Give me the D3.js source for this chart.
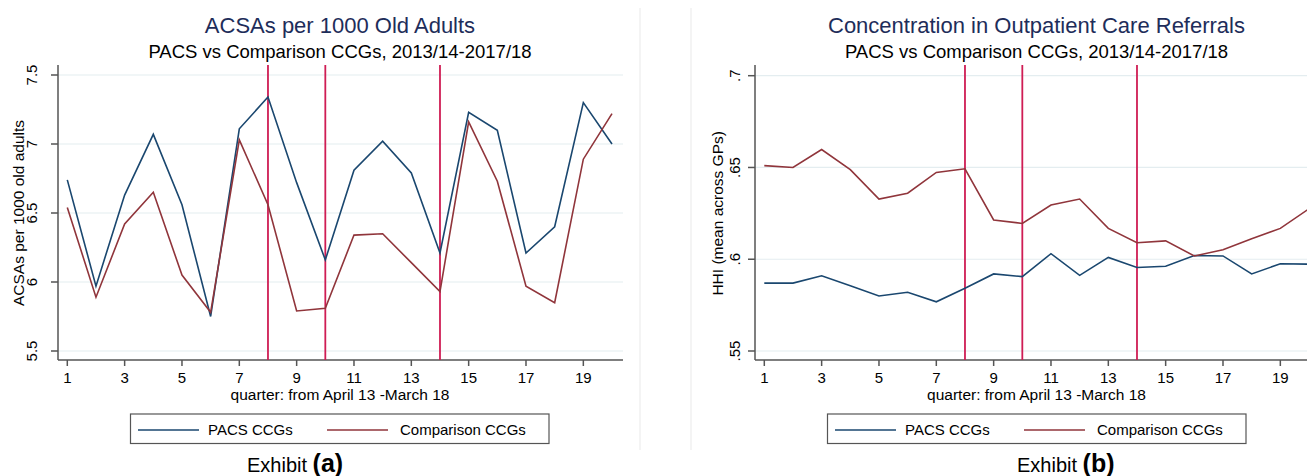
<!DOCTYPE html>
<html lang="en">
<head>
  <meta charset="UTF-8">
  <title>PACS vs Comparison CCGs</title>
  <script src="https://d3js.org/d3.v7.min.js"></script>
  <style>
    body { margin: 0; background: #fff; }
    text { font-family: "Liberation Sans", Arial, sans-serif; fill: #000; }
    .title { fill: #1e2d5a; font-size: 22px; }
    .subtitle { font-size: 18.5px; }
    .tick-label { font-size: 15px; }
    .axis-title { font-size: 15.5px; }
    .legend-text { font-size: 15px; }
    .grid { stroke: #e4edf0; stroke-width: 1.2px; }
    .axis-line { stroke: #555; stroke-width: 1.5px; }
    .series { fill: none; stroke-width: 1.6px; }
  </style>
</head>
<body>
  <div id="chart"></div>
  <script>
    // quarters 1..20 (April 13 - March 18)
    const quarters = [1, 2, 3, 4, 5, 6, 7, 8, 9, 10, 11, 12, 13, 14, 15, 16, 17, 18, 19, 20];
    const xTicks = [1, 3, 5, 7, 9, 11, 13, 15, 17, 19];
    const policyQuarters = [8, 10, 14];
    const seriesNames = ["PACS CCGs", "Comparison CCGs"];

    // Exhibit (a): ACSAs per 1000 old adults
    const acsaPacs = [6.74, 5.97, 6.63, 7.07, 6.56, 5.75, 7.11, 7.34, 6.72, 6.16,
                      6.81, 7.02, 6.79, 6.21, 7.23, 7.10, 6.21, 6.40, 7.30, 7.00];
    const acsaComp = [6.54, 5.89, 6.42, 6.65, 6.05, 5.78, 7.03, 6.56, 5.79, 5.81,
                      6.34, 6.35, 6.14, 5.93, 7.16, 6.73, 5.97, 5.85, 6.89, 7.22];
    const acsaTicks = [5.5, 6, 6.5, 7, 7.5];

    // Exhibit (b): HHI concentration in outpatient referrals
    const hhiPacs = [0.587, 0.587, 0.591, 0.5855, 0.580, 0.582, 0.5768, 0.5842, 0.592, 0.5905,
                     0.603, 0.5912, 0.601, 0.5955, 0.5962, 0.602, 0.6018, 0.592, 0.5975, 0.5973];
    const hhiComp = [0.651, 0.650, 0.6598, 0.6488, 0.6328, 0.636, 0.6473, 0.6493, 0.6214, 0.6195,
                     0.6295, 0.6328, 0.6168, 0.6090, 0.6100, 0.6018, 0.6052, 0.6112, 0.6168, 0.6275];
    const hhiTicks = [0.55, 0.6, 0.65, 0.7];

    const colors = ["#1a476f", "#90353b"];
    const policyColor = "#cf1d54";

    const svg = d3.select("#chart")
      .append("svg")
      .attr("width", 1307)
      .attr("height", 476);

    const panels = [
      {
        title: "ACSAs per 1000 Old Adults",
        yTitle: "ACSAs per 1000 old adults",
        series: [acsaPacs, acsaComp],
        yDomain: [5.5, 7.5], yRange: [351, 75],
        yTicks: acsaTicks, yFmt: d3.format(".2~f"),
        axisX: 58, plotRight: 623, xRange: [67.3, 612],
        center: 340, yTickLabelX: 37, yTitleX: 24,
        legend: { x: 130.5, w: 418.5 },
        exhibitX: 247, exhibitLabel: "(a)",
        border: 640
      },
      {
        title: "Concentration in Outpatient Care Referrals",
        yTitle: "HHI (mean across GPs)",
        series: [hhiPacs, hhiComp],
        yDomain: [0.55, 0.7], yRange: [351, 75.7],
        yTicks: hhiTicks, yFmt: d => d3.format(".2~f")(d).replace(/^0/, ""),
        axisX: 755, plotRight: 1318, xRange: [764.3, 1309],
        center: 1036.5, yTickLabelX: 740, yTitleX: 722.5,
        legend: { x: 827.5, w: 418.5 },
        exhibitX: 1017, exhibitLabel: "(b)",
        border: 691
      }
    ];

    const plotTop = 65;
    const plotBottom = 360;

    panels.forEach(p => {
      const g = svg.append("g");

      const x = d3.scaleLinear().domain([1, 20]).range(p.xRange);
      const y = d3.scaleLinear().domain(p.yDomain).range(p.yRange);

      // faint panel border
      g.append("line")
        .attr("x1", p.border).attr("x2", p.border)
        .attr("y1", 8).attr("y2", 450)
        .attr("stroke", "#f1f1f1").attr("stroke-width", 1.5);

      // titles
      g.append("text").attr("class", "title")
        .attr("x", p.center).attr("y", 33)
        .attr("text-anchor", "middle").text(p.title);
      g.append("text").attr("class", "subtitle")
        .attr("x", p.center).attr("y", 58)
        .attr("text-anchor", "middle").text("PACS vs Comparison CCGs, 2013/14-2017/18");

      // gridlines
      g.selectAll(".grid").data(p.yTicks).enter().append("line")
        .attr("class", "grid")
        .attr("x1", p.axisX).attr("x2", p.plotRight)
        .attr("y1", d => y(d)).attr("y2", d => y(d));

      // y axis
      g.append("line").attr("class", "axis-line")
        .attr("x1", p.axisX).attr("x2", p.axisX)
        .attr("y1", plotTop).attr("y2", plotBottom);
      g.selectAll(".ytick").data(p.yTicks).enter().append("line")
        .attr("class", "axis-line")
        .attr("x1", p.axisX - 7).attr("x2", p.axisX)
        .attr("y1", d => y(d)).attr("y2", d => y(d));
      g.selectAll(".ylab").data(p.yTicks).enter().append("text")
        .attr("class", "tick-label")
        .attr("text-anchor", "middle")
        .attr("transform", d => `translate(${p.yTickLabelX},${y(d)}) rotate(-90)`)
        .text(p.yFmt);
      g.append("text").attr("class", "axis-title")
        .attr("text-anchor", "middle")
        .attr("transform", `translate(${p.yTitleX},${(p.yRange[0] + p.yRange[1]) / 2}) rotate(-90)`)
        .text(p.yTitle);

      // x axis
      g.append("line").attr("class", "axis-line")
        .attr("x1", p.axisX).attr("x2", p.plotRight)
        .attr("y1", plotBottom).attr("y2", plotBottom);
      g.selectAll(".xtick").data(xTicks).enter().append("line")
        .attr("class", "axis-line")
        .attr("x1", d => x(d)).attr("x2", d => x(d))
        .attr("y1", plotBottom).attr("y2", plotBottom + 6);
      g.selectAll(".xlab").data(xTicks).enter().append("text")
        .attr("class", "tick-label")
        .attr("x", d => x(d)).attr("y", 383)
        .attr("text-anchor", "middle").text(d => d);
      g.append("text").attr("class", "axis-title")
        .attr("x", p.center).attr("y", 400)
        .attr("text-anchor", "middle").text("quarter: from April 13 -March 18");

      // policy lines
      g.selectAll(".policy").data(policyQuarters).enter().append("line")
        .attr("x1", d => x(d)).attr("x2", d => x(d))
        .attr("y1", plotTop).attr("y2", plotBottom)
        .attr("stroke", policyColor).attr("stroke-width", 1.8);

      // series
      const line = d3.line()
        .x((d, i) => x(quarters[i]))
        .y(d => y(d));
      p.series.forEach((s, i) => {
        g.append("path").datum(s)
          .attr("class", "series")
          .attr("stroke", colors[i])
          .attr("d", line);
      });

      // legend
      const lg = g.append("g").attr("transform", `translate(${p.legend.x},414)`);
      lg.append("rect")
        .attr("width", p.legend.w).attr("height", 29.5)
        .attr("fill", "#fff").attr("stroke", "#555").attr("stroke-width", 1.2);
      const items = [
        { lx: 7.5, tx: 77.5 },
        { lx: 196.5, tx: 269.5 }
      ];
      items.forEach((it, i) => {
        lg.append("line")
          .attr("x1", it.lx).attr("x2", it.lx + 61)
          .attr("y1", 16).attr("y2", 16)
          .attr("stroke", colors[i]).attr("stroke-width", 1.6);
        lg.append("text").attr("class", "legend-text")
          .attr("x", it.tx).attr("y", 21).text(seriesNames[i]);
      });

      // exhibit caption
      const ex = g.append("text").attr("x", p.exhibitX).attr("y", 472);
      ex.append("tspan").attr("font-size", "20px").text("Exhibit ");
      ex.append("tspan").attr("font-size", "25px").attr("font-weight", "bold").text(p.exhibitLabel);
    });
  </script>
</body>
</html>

====

» Written request
Choose all lines containing the string "chart" and copy them out.

» Response
Give me the D3.js source for this chart.
  <div id="chart"></div>
    const svg = d3.select("#chart")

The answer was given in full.